A stomacher may also be a piece or set of jewellery to ornament a stomacher or bodice.
Early stomachers
In the 15th and 16th centuries, men and women both wore decorative stomachers (often called placards or plackets) with open-fronted doublets and gowns. The form and style of these stomachers in combination with the headgear is often used to date paintings to a certain time period.
In 1603, Elizabeth Wriothesley, Countess of Southampton, who was pregnant, wrote to her husband in London asking him to buy her a stomacher, 'buy me a "stumiger" of scarlet, half a yard broad, and as long at least, lined with plush to keep my belly warm a days when I must ride'.[1] In 1635, Henrietta Maria's tailors were paid for "putting in whalebone into all her Majesty's stomachers when her Majesty was with child".[2]
Some 17th-century women's stomachers of the Northern Netherlands:
- Stomacher c. 1620
- Stomacher c. 1630
- Stomacher c. 1640
- Stomacher c. 1650
Later stomachers
Stomachers were in and out of fashion through the 17th and 18th centuries, varying in style and decoration, throughout Europe and North America.
From about 1740, most gowns and bodices were worn to reveal the stomacher, which covered the front of the torso from neckline to waist or even below the waist.
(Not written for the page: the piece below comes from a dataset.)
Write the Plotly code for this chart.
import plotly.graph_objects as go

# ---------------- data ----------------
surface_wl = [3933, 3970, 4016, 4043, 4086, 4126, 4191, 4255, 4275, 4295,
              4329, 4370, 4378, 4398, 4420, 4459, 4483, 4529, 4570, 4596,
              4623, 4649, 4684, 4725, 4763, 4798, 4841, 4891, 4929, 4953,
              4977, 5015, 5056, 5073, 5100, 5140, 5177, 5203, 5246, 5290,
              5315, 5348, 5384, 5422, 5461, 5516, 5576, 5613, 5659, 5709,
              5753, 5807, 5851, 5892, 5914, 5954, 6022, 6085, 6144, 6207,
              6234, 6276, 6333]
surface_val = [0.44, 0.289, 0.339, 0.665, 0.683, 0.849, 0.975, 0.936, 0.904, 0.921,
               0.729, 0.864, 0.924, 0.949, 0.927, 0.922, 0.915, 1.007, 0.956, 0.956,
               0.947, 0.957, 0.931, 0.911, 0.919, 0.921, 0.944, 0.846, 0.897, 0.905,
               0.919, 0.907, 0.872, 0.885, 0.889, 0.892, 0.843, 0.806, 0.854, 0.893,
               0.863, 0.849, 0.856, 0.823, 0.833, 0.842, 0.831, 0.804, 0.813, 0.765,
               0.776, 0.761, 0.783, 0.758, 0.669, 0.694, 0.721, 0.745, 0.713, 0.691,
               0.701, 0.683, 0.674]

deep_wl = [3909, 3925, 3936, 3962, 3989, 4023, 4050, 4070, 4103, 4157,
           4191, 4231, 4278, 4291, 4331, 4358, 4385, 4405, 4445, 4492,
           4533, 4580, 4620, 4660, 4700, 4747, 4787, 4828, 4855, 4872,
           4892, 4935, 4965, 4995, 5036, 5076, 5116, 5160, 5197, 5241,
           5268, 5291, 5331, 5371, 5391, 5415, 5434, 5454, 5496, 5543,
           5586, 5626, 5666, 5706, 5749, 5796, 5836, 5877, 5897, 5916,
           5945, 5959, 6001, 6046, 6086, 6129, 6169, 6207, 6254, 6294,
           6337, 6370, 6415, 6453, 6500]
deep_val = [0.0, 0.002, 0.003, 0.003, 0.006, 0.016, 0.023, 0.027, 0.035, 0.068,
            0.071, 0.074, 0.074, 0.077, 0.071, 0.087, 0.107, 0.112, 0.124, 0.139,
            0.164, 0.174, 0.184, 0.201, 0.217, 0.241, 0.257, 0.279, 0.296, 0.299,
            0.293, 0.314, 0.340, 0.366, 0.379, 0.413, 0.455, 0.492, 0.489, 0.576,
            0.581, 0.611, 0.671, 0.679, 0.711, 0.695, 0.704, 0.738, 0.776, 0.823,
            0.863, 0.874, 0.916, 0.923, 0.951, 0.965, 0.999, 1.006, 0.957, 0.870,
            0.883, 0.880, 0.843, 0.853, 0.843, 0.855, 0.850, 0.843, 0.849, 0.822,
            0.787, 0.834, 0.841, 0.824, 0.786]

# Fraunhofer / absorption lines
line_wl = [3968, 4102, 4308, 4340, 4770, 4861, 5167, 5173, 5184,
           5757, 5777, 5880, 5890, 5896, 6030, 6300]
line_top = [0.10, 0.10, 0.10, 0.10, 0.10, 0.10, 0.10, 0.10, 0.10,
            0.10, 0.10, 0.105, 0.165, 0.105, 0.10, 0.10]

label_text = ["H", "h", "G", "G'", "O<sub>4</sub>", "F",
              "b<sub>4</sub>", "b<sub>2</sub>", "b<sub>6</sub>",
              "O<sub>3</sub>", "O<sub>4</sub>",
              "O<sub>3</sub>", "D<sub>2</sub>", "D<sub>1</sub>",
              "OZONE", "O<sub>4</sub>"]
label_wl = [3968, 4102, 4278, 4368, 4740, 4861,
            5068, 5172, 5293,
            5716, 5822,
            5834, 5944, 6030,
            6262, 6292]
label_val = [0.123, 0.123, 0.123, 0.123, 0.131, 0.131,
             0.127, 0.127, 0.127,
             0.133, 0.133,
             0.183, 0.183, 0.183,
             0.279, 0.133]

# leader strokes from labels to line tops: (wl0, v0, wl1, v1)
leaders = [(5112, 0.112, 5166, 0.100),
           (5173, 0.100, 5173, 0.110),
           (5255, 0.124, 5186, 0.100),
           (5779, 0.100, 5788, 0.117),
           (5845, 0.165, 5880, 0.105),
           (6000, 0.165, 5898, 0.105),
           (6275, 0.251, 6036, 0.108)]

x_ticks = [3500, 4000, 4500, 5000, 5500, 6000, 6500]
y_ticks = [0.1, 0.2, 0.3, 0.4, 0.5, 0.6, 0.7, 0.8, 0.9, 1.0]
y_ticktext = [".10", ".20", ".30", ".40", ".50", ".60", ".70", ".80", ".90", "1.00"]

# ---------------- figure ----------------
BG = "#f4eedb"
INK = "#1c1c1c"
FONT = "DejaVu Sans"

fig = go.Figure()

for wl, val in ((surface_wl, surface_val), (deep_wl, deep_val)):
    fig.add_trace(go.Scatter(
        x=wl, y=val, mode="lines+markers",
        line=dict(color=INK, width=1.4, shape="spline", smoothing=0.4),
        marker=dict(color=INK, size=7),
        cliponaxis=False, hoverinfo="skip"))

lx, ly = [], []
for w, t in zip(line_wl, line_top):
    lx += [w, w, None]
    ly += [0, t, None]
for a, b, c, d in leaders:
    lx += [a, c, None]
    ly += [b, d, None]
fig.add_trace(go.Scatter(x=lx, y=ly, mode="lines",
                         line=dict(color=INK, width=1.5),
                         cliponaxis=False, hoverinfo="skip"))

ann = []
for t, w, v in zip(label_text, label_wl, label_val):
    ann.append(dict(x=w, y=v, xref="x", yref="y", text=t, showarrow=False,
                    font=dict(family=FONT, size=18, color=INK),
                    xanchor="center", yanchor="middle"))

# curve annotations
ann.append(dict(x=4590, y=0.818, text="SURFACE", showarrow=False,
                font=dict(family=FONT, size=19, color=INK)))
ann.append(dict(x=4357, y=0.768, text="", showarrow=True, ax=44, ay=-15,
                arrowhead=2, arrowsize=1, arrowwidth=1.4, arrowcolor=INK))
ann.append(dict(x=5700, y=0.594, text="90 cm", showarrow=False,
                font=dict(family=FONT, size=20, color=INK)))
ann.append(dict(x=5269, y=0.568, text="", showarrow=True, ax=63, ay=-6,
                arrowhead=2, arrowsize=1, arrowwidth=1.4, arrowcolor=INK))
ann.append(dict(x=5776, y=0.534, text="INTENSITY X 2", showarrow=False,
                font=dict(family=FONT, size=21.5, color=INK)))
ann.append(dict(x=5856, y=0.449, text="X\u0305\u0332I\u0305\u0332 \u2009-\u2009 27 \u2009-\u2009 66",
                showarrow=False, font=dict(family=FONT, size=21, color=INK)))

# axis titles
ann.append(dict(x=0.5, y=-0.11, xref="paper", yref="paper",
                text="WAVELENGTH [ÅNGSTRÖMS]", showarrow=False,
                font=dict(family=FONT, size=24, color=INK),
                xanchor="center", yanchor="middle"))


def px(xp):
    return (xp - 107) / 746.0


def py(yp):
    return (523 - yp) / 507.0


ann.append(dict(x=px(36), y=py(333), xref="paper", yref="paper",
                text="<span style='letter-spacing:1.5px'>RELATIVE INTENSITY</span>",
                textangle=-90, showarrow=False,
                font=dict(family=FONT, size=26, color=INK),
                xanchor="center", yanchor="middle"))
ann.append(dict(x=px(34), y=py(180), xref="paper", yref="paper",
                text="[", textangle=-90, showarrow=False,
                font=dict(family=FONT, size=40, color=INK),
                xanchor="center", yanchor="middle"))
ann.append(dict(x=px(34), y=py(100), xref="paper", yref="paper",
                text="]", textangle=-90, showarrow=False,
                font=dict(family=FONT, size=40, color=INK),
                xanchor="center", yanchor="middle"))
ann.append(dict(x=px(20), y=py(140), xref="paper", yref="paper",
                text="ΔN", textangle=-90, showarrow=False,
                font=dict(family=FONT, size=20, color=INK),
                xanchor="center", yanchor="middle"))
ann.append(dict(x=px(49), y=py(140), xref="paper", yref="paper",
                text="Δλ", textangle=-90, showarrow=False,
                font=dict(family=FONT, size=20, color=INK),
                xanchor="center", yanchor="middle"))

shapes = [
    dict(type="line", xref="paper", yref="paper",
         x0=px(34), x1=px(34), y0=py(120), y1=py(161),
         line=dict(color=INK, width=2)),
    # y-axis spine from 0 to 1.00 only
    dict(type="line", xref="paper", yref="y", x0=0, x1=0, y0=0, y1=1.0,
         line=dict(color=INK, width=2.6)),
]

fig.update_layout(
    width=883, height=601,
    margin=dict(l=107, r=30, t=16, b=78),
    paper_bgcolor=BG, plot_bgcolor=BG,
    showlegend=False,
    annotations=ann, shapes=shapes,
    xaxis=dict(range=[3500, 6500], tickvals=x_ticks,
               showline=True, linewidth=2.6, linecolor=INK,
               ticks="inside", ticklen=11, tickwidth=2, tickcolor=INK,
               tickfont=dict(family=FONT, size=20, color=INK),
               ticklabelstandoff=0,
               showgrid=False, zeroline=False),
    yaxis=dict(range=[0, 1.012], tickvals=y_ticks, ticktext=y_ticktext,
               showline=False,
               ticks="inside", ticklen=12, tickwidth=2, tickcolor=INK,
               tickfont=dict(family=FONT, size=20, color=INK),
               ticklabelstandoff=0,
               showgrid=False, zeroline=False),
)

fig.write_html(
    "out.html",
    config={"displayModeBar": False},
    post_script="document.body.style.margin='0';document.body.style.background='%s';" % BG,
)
The bodice's lacings would then criss-cross over the stomacher, and eventually the lacings became a series of decorative bows.
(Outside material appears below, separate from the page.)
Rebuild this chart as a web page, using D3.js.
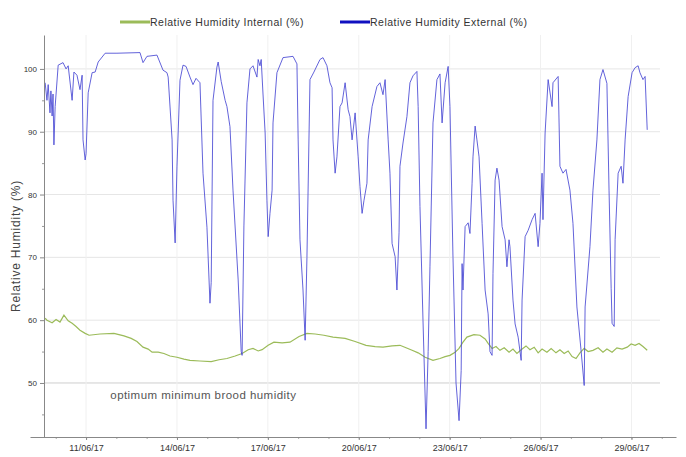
<!DOCTYPE html>
<html>
<head>
<meta charset="utf-8">
<script src="https://cdn.jsdelivr.net/npm/d3@7"></script>
<style>
  body { margin: 0; background: #fff; }
  text { font-family: "Liberation Sans", Arial, sans-serif; fill: #444; }
</style>
</head>
<body>
<div id="wrapper"></div>
<script>
// series names
const seriesNames = ["Relative Humidity Internal (%)", "Relative Humidity External (%)"];
const yTicks = [50, 60, 70, 80, 90, 100];
const xTickLabels = ["11/06/17", "14/06/17", "17/06/17", "20/06/17", "23/06/17", "26/06/17", "29/06/17"];

// readings as [day of June 2017 (decimal), RH %]
const externalRH = [
  [9.65, 97.8], [9.71, 95], [9.75, 97.5], [9.81, 93], [9.84, 96.5], [9.88, 92.5], [9.91, 96],
  [9.94, 87.9], [9.98, 94], [10.08, 100.6], [10.24, 101], [10.34, 100], [10.41, 100.5], [10.54, 95],
  [10.60, 99.5], [10.70, 99], [10.80, 96.7], [10.87, 99], [10.90, 88.7], [10.97, 85.5], [11.00, 86.5],
  [11.07, 96.2], [11.20, 99.4], [11.30, 99.5], [11.40, 101.1], [11.63, 102.5], [12.02, 102.5],
  [12.78, 102.6], [12.88, 101], [13.01, 102], [13.34, 102.2], [13.54, 99.8], [13.67, 99.4],
  [13.71, 98.7], [13.84, 88.7], [13.87, 79.1], [13.94, 72.3], [14.00, 84.4], [14.10, 98.2],
  [14.20, 100.6], [14.30, 100.4], [14.43, 98.7], [14.53, 97.5], [14.63, 98.5], [14.76, 97.8],
  [14.86, 83.4], [14.99, 74.8], [15.09, 62.7], [15.13, 66], [15.19, 95], [15.32, 100.3],
  [15.36, 101.1], [15.46, 98], [15.59, 95], [15.65, 94], [15.75, 90.8], [15.85, 80.7],
  [16.02, 66.4], [16.12, 55], [16.15, 54.4], [16.21, 75], [16.31, 94.6], [16.41, 100],
  [16.51, 100.5], [16.64, 98.7], [16.68, 101.5], [16.74, 100.5], [16.78, 101.5], [16.84, 96],
  [16.91, 89.8], [16.97, 79], [17.01, 73.3], [17.07, 77], [17.14, 80.7], [17.17, 91.4],
  [17.30, 99.4], [17.50, 101.8], [17.83, 102], [17.96, 100.8], [18.00, 88.7], [18.06, 72.8],
  [18.16, 64.8], [18.23, 56.8], [18.29, 70], [18.39, 98.3], [18.52, 99.5], [18.72, 101.5],
  [18.82, 101.8], [18.95, 100.5], [19.05, 97.8], [19.12, 97], [19.15, 88.7], [19.22, 83.4],
  [19.28, 86], [19.38, 94], [19.45, 94.6], [19.55, 97.8], [19.65, 93.5], [19.71, 92.4],
  [19.78, 88.7], [19.88, 93], [19.98, 86], [20.04, 81.3], [20.11, 77], [20.17, 79],
  [20.27, 81.8], [20.31, 88.7], [20.44, 94], [20.60, 97.2], [20.70, 97.8], [20.80, 95.9],
  [20.87, 98.3], [20.97, 88.7], [21.03, 83.4], [21.10, 72.2], [21.20, 70.1], [21.26, 64.8],
  [21.33, 74], [21.36, 84.5], [21.46, 88.2], [21.59, 92.4], [21.69, 97.8], [21.79, 98.9],
  [21.92, 99.6], [21.96, 94], [22.02, 78.1], [22.12, 60], [22.22, 42.7], [22.29, 55],
  [22.35, 68.5], [22.45, 91.4], [22.58, 98.3], [22.68, 99.2], [22.75, 91.4], [22.85, 97.8],
  [22.95, 100.4], [23.01, 94], [23.11, 70], [23.21, 50], [23.31, 44], [23.38, 52],
  [23.41, 69], [23.44, 64.8], [23.51, 74.9], [23.61, 75.5], [23.67, 73.8], [23.74, 81.8],
  [23.77, 86], [23.84, 90.9], [23.90, 88.7], [23.97, 86], [24.07, 75.4], [24.17, 64.8],
  [24.27, 61], [24.33, 55], [24.40, 54.4], [24.43, 67.4], [24.50, 82.3], [24.56, 84.2],
  [24.63, 82.3], [24.73, 74.9], [24.83, 72.8], [24.89, 68.5], [24.96, 72.8], [24.99, 71.7],
  [25.09, 63.2], [25.16, 59.4], [25.26, 57.3], [25.36, 53.6], [25.39, 63.2], [25.49, 73.3],
  [25.59, 74.3], [25.72, 76], [25.82, 77], [25.92, 71.7], [25.98, 75.4], [26.05, 83.4],
  [26.08, 76], [26.15, 89.8], [26.25, 98.3], [26.38, 94], [26.41, 97.8], [26.58, 98.8],
  [26.64, 84.5], [26.74, 83.4], [26.84, 84], [26.97, 80.7], [27.07, 75.4], [27.20, 62.1],
  [27.34, 55], [27.44, 49.6], [27.47, 62.1], [27.63, 71.7], [27.73, 80.7], [27.86, 88.7],
  [27.96, 98.3], [28.06, 99.9], [28.19, 97.7], [28.26, 80.7], [28.33, 65], [28.36, 59.5],
  [28.43, 59], [28.46, 72.8], [28.56, 83.4], [28.66, 84.5], [28.72, 81.8], [28.79, 88.7],
  [28.89, 95.6], [29.02, 99.4], [29.12, 100.2], [29.22, 100.5], [29.28, 99.4], [29.38, 98.3],
  [29.45, 98.8], [29.52, 90.3]
];

const internalRH = [
  [9.65, 60.3], [9.71, 60.0], [9.88, 59.6], [10.01, 60.1], [10.14, 59.7], [10.27, 60.8],
  [10.41, 59.9], [10.54, 59.5], [10.67, 59.0], [10.80, 58.4], [10.97, 57.9], [11.10, 57.6],
  [11.46, 57.8], [11.92, 57.9], [12.25, 57.5], [12.49, 57.1], [12.68, 56.6], [12.88, 55.7],
  [13.05, 55.4], [13.18, 54.9], [13.38, 54.9], [13.57, 54.7], [13.77, 54.3], [14.00, 54.1],
  [14.23, 53.8], [14.43, 53.6], [14.76, 53.5], [15.13, 53.4], [15.39, 53.7], [15.65, 53.9],
  [15.92, 54.3], [16.15, 54.7], [16.35, 55.3], [16.51, 55.5], [16.68, 55.1], [16.81, 55.3],
  [17.01, 56.0], [17.20, 56.5], [17.47, 56.4], [17.73, 56.5], [18.03, 57.4], [18.29, 57.9],
  [18.56, 57.8], [18.85, 57.6], [19.15, 57.3], [19.55, 57.1], [19.88, 56.6], [20.24, 56.0],
  [20.54, 55.8], [20.80, 55.7], [21.10, 55.9], [21.36, 56.0], [21.56, 55.6], [21.76, 55.2],
  [21.96, 54.8], [22.19, 54.1], [22.45, 53.6], [22.68, 53.9], [22.85, 54.2], [23.01, 54.4],
  [23.18, 54.9], [23.31, 55.5], [23.44, 56.5], [23.57, 57.3], [23.80, 57.7], [24.00, 57.6],
  [24.17, 57.0], [24.27, 56.3], [24.40, 55.5], [24.53, 55.8], [24.66, 55.2], [24.80, 55.6],
  [24.96, 54.9], [25.09, 55.4], [25.22, 54.7], [25.36, 55.3], [25.52, 55.9], [25.65, 55.3],
  [25.79, 55.7], [25.92, 54.8], [26.05, 55.4], [26.21, 54.9], [26.35, 55.5], [26.51, 54.8],
  [26.64, 55.3], [26.78, 54.7], [26.91, 55.1], [27.04, 54.2], [27.17, 53.9], [27.30, 54.8],
  [27.44, 55.5], [27.57, 55.0], [27.73, 55.2], [27.90, 55.6], [28.06, 54.9], [28.19, 55.4],
  [28.36, 54.9], [28.52, 55.6], [28.69, 55.4], [28.86, 55.7], [28.99, 56.2], [29.12, 56.0],
  [29.25, 56.3], [29.38, 55.8], [29.52, 55.2]
];

const thresholdRH = 50;
const thresholdLabel = "optimum minimum brood humidity";

function drawChart() {
  const width = 686;
  const height = 457;
  const colors = { internal: "#9bbb59", external: "#4848d4", legendExternal: "#1010c0" };

  const juneDay = d => new Date(Date.UTC(2017, 5, 1) + (d - 1) * 864e5);
  const parseTick = d3.utcParse("%d/%m/%y");
  const xAccessor = d => juneDay(d[0]);
  const yAccessor = d => d[1];

  const svg = d3.select("#wrapper")
    .append("svg")
      .attr("width", width)
      .attr("height", height);

  // scales
  const plotLeft = 44, plotRight = 660, plotTop = 35, plotBottom = 437;
  const xScale = d3.scaleUtc()
    .domain([juneDay(9.15), juneDay(30.47)])
    .range([30, 676]);
  const yScale = d3.scaleLinear()
    .domain([41.4, 105.4])
    .range([plotBottom, plotTop]);

  // gridlines
  const grid = svg.append("g").attr("class", "grid");
  grid.selectAll(".hgrid")
    .data(yTicks)
    .join("line")
      .attr("x1", plotLeft)
      .attr("x2", plotRight)
      .attr("y1", d => yScale(d))
      .attr("y2", d => yScale(d))
      .attr("stroke", d => d === thresholdRH ? "#cfcfcf" : "#e6e6e6")
      .attr("stroke-width", 1);
  grid.selectAll(".vgrid")
    .data(xTickLabels.map(parseTick))
    .join("line")
      .attr("x1", d => xScale(d))
      .attr("x2", d => xScale(d))
      .attr("y1", plotTop)
      .attr("y2", plotBottom)
      .attr("stroke", "#f0f0f0");

  // lines
  const lineGenerator = d3.line()
    .x(d => xScale(xAccessor(d)))
    .y(d => yScale(yAccessor(d)));

  svg.append("path")
    .attr("d", lineGenerator(internalRH))
    .attr("fill", "none")
    .attr("stroke", colors.internal)
    .attr("stroke-width", 1.2);

  svg.append("path")
    .attr("d", lineGenerator(externalRH))
    .attr("fill", "none")
    .attr("stroke", colors.external)
    .attr("stroke-opacity", 0.85)
    .attr("stroke-width", 1);

  // axes
  const xAxis = svg.append("g")
    .attr("transform", `translate(0, ${plotBottom})`);
  xAxis.append("g")
    .call(d3.axisBottom(xScale).tickValues(d3.utcDay.range(juneDay(10), juneDay(30.2))).tickSize(2).tickFormat(""))
    .call(g => g.select(".domain").remove())
    .call(g => g.selectAll("line").attr("stroke", "#aaa"));
  xAxis.append("g")
    .call(d3.axisBottom(xScale)
      .tickValues(xTickLabels.map(parseTick))
      .tickFormat(d3.utcFormat("%d/%m/%y"))
      .tickSize(3)
      .tickSizeOuter(0))
    .call(g => g.select(".domain").attr("stroke", "#888"))
    .call(g => g.selectAll(".tick line").attr("stroke", "#888"))
    .call(g => g.selectAll("text").attr("font-size", 9).attr("dy", "0.9em").style("fill", "#333"));

  const yAxis = svg.append("g")
    .attr("transform", `translate(${plotLeft}, 0)`);
  yAxis.append("g")
    .call(d3.axisLeft(yScale).tickValues(d3.range(45, 105, 10)).tickSize(2).tickFormat(""))
    .call(g => g.select(".domain").remove())
    .call(g => g.selectAll("line").attr("stroke", "#999"));
  yAxis.append("g")
    .call(d3.axisLeft(yScale).tickValues(yTicks).tickSize(4).tickSizeOuter(0))
    .call(g => g.select(".domain").attr("stroke", "#888"))
    .call(g => g.selectAll(".tick line").attr("stroke", "#888"))
    .call(g => g.selectAll("text").attr("font-size", 8).style("fill", "#333"));

  // axis title
  svg.append("text")
    .attr("transform", `translate(20, ${(plotTop + plotBottom) / 2 + 10}) rotate(-90)`)
    .attr("text-anchor", "middle")
    .attr("font-size", 12)
    .attr("letter-spacing", 0.8)
    .text("Relative Humidity (%)");

  // threshold annotation
  svg.append("text")
    .attr("x", xScale(juneDay(11.8)))
    .attr("y", yScale(thresholdRH) + 16)
    .attr("font-size", 11.5)
    .attr("letter-spacing", 0.45)
    .style("fill", "#555")
    .text(thresholdLabel);

  // legend
  const legend = svg.append("g").attr("transform", "translate(0, 22)");
  const legendItems = [
    { name: seriesNames[0], color: colors.internal, x: 120 },
    { name: seriesNames[1], color: colors.legendExternal, x: 340 },
  ];
  legendItems.forEach(item => {
    legend.append("line")
      .attr("x1", item.x).attr("x2", item.x + 30)
      .attr("y1", 0).attr("y2", 0)
      .attr("stroke", item.color)
      .attr("stroke-width", 3);
    legend.append("text")
      .attr("x", item.x + 30)
      .attr("y", 3.5)
      .attr("font-size", 10.5)
      .attr("letter-spacing", 0.5)
      .style("fill", "#333")
      .text(item.name);
  });
}
drawChart();
</script>
</body>
</html>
Stomachers were often embroidered, or covered in pearls and other jewels. They could be made of the same fabric as the dress or of a contrasting fabric. Depending on the period, their bottom point was at waist level, or lower; towards the end of the 18th Century they could be as deep as 10 inches below the waistline, making it impossible for the woman wearing them to sit.
Necklines also defined the length of a stomacher. There was a brief period during the court of Louis XVI, when the neckline and stomacher actually were below the breasts, which were covered by a transparent ruffle of fabric called a fichu.
See also
References
- M. Giuseppi, HMC Calendar of the Manuscripts of the Marquis of Salisbury, vol. 15 (London, 1930), p. 204.
- Erin Griffey, 'Re-Dressing the Evidence: Henrietta Maria’s Wardrobe Accounts, 1627–1639', Costume, 57:1 (March 2023), pp. 3-30 doi:10.3366/cost.2023.0243
- Arnold, Janet: Queen Elizabeth's Wardrobe Unlock'd, W S Maney and Son Ltd, Leeds 1988. ISBN 0-901286-20-6
- Arnold, Janet: Patterns of Fashion: the cut and construction of clothes for men and women 1560–1620, Macmillan 1985. Revised edition 1986. (ISBN 0-89676-083-9)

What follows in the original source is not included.